Il segretario del Pd dà il suo altolà a tutti gli apprendisti stregoni che si agitano a sinistra: «I leader non li scelgono i veti, ma i voti». E allo stato, i voti della base Pd li ha lui, non Prodi o Pisapia o chi dall'interno (Franceschini o Orlando) prova a condizionarlo. Magari, insinua, per trattare sui posti in lista.

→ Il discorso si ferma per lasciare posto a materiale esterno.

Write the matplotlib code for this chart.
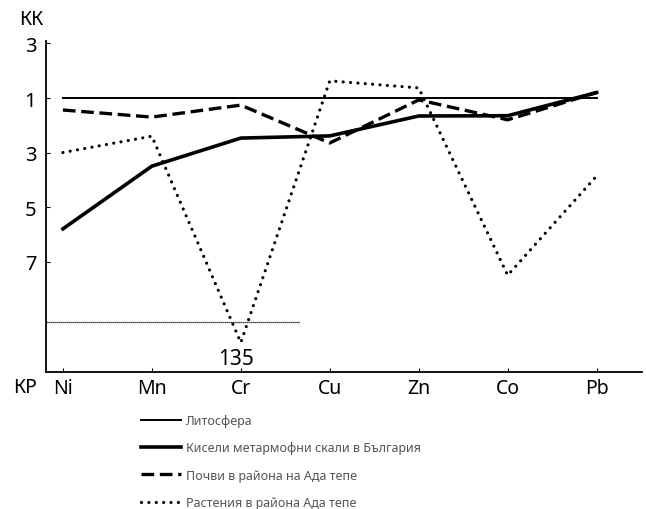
import numpy as np
import matplotlib
matplotlib.use('Agg')
import matplotlib.pyplot as plt

plt.rcParams['font.family'] = ['Noto Sans', 'DejaVu Sans']

elements = ['Ni', 'Mn', 'Cr', 'Cu', 'Zn', 'Co', 'Pb']

# signed coefficients: positive = KK (concentration), negative = KP (dispersion)
lithosphere = [1, 1, 1, 1, 1, 1, 1]
rocks_bg = [-5.8, -3.5, -2.47, -2.39, -1.66, -1.65, 1.2]
soils_ada = [-1.44, -1.7, -1.26, -2.65, -1.07, -1.8, 1.2]
plants_ada = [-3.0, -2.4, -135, 1.63, 1.37, -7.5, -3.86]

labels = ['Литосфера',
          'Кисели метармофни скали в България',
          'Почви в района на Ада тепе',
          'Растения в района Ада тепе']

ytick_pos = [2, 0, -2, -4, -6]
ytick_lab = ['3', '1', '3', '5', '7']

break_pos = -8.22   # dotted break line
off_scale_pos = -8.97


def to_axis(v):
    v = np.asarray(v, dtype=float)
    t = np.where(v > 0, v - 1, v + 1)
    t = np.where(t < -9, off_scale_pos, t)
    return t


x = np.arange(len(elements))

fig = plt.figure(figsize=(6.46, 5.10), dpi=100)
ax = fig.add_axes([0.0712, 0.2686, 0.9226, 0.649])

h1, = ax.plot(x, to_axis(lithosphere), color='black', lw=1.4)
h2, = ax.plot(x, to_axis(rocks_bg), color='black', lw=2.6)
h3, = ax.plot(x, to_axis(soils_ada), color='black', lw=2.4,
              linestyle=(0, (3.8, 1.7)))
h4, = ax.plot(x, to_axis(plants_ada), color='black', lw=2.3,
              linestyle=(0, (0.01, 2.3)), dash_capstyle='round')

ax.plot([-0.19, 2.67], [break_pos, break_pos], color='black', lw=0.9,
        linestyle=(0, (1, 0.6)))
ax.text(2 - 0.05, -9.55, '135', ha='center', va='center', fontsize=15)

ax.set_xlim(-0.19, 6.51)
ax.set_ylim(-10.05, 2.09)
ax.set_xticks(x)
ax.set_xticklabels(elements, fontsize=14)
ax.set_yticks(ytick_pos)
ax.set_yticklabels(ytick_lab, fontsize=14.5)
ax.tick_params(axis='x', direction='in', length=3, pad=4)
ax.tick_params(axis='y', direction='in', length=3, pad=7)
for s in ['top', 'right']:
    ax.spines[s].set_visible(False)
for s in ['left', 'bottom']:
    ax.spines[s].set_linewidth(1.3)

fig.text(31 / 646, 1 - 20 / 510, 'КК', ha='center', va='center', fontsize=14)
fig.text(25 / 646, 1 - 388 / 510, 'КР', ha='center', va='center', fontsize=14)

leg = fig.legend([h1, h2, h3, h4], labels, loc='upper left',
                 bbox_to_anchor=(136 / 646, 1 - 410 / 510), frameon=False,
                 fontsize=9, handlelength=3.2, handletextpad=0.4,
                 labelspacing=1.15, borderaxespad=0)
for t in leg.get_texts():
    t.set_color('#555555')

fig.savefig('out.png', dpi=100)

Poche ore dopo, a Roma, va in onda da Santi Apostoli la piazza della sinistra antirenziana. «Questa piazza è alternativa al Pd», annunciano gli ex Pd Bersani e Speranza. «Questa piazza non è alternativa al Pd», annunciano Orlando e Cuperlo, che essendo sia nella piazza che nel Pd devono tenere le cose insieme. In mezzo c'è il povero «leader riluttante» (così lo presenta Gad Lerner dal palco di Piazza Apostoli) Giuliano Pisapia, che si barcamena come può. Spiega che bisogna smontare ogni riforma fatta da Renzi, rimettere l'Imu e l'articolo 18 e obbedire alla Cgil e cancellare il Jobs Act. Ma spiega anche che «divisi si perde, la sinistra non è autosufficiente e non possiamo far vincere gli altri». Insomma, un accordo col Pd (premesso che Renzi deve fare marcia indietro su tutto) bisognerebbe pure trovarlo. Anche perché la soglia dell'8% al Senato, prevista dal Consultellum, fa un po' impressione. Peccato che sotto il podio D'Alema («L'unico che lì in mezzo ha un po' di attributi», ironizzano i renziani) abbia già dato la linea ai giornalisti presenti: «Alle elezioni andiamo per conto nostro.

Poi, se avremo un grande successo, dialogheremo col Pd».